-- RAW DATA --
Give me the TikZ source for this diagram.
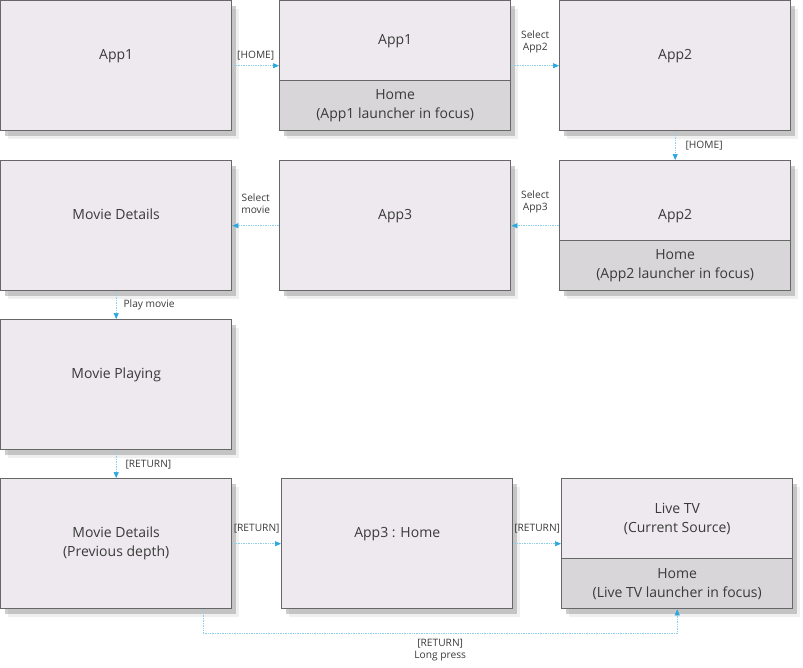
\documentclass[tikz,border=0pt]{standalone}
\usepackage{fontspec}
\setmainfont{Open Sans}
\usetikzlibrary{arrows.meta, shadows, positioning}
\definecolor{screenfill}{HTML}{EDE9EE}
\definecolor{homefill}{HTML}{D9D6D9}
\definecolor{frame}{HTML}{676767}
\definecolor{flowline}{HTML}{8ECFEA}
\definecolor{flowtip}{HTML}{2AA7DE}
\definecolor{txt}{HTML}{3A3A3A}

\begin{document}
\begin{tikzpicture}[x=1pt, y=-1pt,
  screen/.style={draw=frame, line width=1.4pt, fill=screenfill, anchor=north west,
    minimum width=231pt, minimum height=130pt, inner sep=0pt, align=center, text=txt,
    font=\fontsize{14}{19}\selectfont,
    drop shadow={shadow xshift=7pt, shadow yshift=-8pt, opacity=.12, fill=black!50},
    drop shadow={shadow xshift=4pt, shadow yshift=-5pt, opacity=.35, fill=black!55}},
  raised/.style={text depth=23pt},
  lowered/.style={text height=40pt},
  upper/.style={screen, minimum height=80pt},
  lower/.style={screen, fill=homefill, minimum height=50pt},
  flow/.style={draw=flowline, densely dotted, line width=0.7pt,
    -{Triangle[length=6pt, width=5pt, color=flowtip]}},
  lbl/.style={font=\fontsize{10.2}{12}\selectfont, text=txt, align=center, inner sep=2pt}]

\useasboundingbox (0,0) rectangle (803,667);

% row 1
\node[screen, raised] (appOne) at (0,0) {App1};
\node[upper] (homeOneTop) at (279,0) {App1};
\node[lower] (homeOneBot) at (279,80) {Home\\(App1 launcher in focus)};
\node[screen, raised] (appTwo) at (559,0) {App2};

% row 2
\node[screen, raised] (movieDetails) at (0,160) {Movie Details};
\node[screen, raised] (appThree) at (279,160) {App3};
\node[upper, lowered] (homeTwoTop) at (559,160) {App2};
\node[lower] (homeTwoBot) at (559,240) {Home\\(App2 launcher in focus)};

% row 3
\node[screen, raised] (moviePlaying) at (0,319) {Movie Playing};

% row 4
\node[screen] (movieBack) at (0,478) {Movie Details\\(Previous depth)};
\node[screen, raised] (appThreeHome) at (281,478) {App3 : Home};
\node[upper] (liveTop) at (561,478) {Live TV\\(Current Source)};
\node[lower] (liveBot) at (561,558) {Home\\(Live TV launcher in focus)};

% flows
\draw[flow] (appOne.east) -- (appOne.east -| homeOneTop.west)
  node[midway, above=3pt, lbl] (lblHomeA) {[HOME]};
\draw[flow] (appTwo.west -| homeOneTop.east) -- (appTwo.west)
  node[midway, above=10pt, lbl] (lblSelTwo) {Select\\App2};
\draw[flow] (appTwo.south) -- (homeTwoTop.north)
  node[midway, right=8pt, lbl] (lblHomeB) {[HOME]};
\draw[flow] (homeTwoTop.west |- appThree.west) -- (appThree.east)
  node[midway, above=10pt, lbl] (lblSelThree) {Select\\App3};
\draw[flow] (appThree.west) -- (movieDetails.east)
  node[midway, above=10pt, lbl] (lblSelMovie) {Select\\movie};
\draw[flow] (movieDetails.south) -- (moviePlaying.north)
  node[midway, right=5pt, lbl] (lblPlay) {Play movie};
\draw[flow] (moviePlaying.south) -- (movieBack.north)
  node[midway, right=7pt, lbl] (lblRetA) {[RETURN]};
\draw[flow] (movieBack.east) -- (appThreeHome.west)
  node[midway, above=8pt, lbl] (lblRetB) {[RETURN]};
\draw[flow] (appThreeHome.east) -- (appThreeHome.east -| liveTop.west)
  node[midway, above=8pt, lbl] (lblRetC) {[RETURN]};

%long press
\coordinate (lpStart) at ([xshift=87pt]movieBack.south);
\draw[flow] (lpStart) -- ++(0,24) -| (liveBot.south)
  node[pos=.25, below=3pt, lbl] (lblLong) {[RETURN]\\Long press};

\end{tikzpicture}
\end{document}
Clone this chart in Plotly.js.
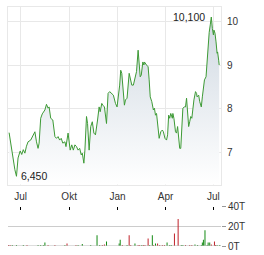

-- TASK INSTRUCTIONS --
Set down every record once more, word for word, without pictures.

-- TASK ANSWER --
Give me the TikZ source for this diagram.
\documentclass[tikz,border=0pt]{standalone}
\usepackage{fontspec}
\setmainfont{Open Sans}
\usetikzlibrary{arrows.meta, shadows, positioning}
\definecolor{screenfill}{HTML}{EDE9EE}
\definecolor{homefill}{HTML}{D9D6D9}
\definecolor{frame}{HTML}{676767}
\definecolor{flowline}{HTML}{8ECFEA}
\definecolor{flowtip}{HTML}{2AA7DE}
\definecolor{txt}{HTML}{3A3A3A}

\begin{document}
\begin{tikzpicture}[x=1pt, y=-1pt,
  screen/.style={draw=frame, line width=1.4pt, fill=screenfill, anchor=north west,
    minimum width=231pt, minimum height=130pt, inner sep=0pt, align=center, text=txt,
    font=\fontsize{14}{19}\selectfont,
    drop shadow={shadow xshift=7pt, shadow yshift=-8pt, opacity=.12, fill=black!50},
    drop shadow={shadow xshift=4pt, shadow yshift=-5pt, opacity=.35, fill=black!55}},
  raised/.style={text depth=23pt},
  lowered/.style={text height=40pt},
  upper/.style={screen, minimum height=80pt},
  lower/.style={screen, fill=homefill, minimum height=50pt},
  flow/.style={draw=flowline, densely dotted, line width=0.7pt,
    -{Triangle[length=6pt, width=5pt, color=flowtip]}},
  lbl/.style={font=\fontsize{10.2}{12}\selectfont, text=txt, align=center, inner sep=2pt}]

\useasboundingbox (0,0) rectangle (803,667);

% row 1
\node[screen, raised] (appOne) at (0,0) {App1};
\node[upper] (homeOneTop) at (279,0) {App1};
\node[lower] (homeOneBot) at (279,80) {Home\\(App1 launcher in focus)};
\node[screen, raised] (appTwo) at (559,0) {App2};

% row 2
\node[screen, raised] (movieDetails) at (0,160) {Movie Details};
\node[screen, raised] (appThree) at (279,160) {App3};
\node[upper, lowered] (homeTwoTop) at (559,160) {App2};
\node[lower] (homeTwoBot) at (559,240) {Home\\(App2 launcher in focus)};

% row 3
\node[screen, raised] (moviePlaying) at (0,319) {Movie Playing};

% row 4
\node[screen] (movieBack) at (0,478) {Movie Details\\(Previous depth)};
\node[screen, raised] (appThreeHome) at (281,478) {App3 : Home};
\node[upper] (liveTop) at (561,478) {Live TV\\(Current Source)};
\node[lower] (liveBot) at (561,558) {Home\\(Live TV launcher in focus)};

% flows
\draw[flow] (appOne.east) -- (appOne.east -| homeOneTop.west)
  node[midway, above=3pt, lbl] (lblHomeA) {[HOME]};
\draw[flow] (appTwo.west -| homeOneTop.east) -- (appTwo.west)
  node[midway, above=10pt, lbl] (lblSelTwo) {Select\\App2};
\draw[flow] (appTwo.south) -- (homeTwoTop.north)
  node[midway, right=8pt, lbl] (lblHomeB) {[HOME]};
\draw[flow] (homeTwoTop.west |- appThree.west) -- (appThree.east)
  node[midway, above=10pt, lbl] (lblSelThree) {Select\\App3};
\draw[flow] (appThree.west) -- (movieDetails.east)
  node[midway, above=10pt, lbl] (lblSelMovie) {Select\\movie};
\draw[flow] (movieDetails.south) -- (moviePlaying.north)
  node[midway, right=5pt, lbl] (lblPlay) {Play movie};
\draw[flow] (moviePlaying.south) -- (movieBack.north)
  node[midway, right=7pt, lbl] (lblRetA) {[RETURN]};
\draw[flow] (movieBack.east) -- (appThreeHome.west)
  node[midway, above=8pt, lbl] (lblRetB) {[RETURN]};
\draw[flow] (appThreeHome.east) -- (appThreeHome.east -| liveTop.west)
  node[midway, above=8pt, lbl] (lblRetC) {[RETURN]};

%long press
\coordinate (lpStart) at ([xshift=87pt]movieBack.south);
\draw[flow] (lpStart) -- ++(0,24) -| (liveBot.south)
  node[pos=.25, below=3pt, lbl] (lblLong) {[RETURN]\\Long press};

\end{tikzpicture}
\end{document}
Clone this chart in Plotly.js.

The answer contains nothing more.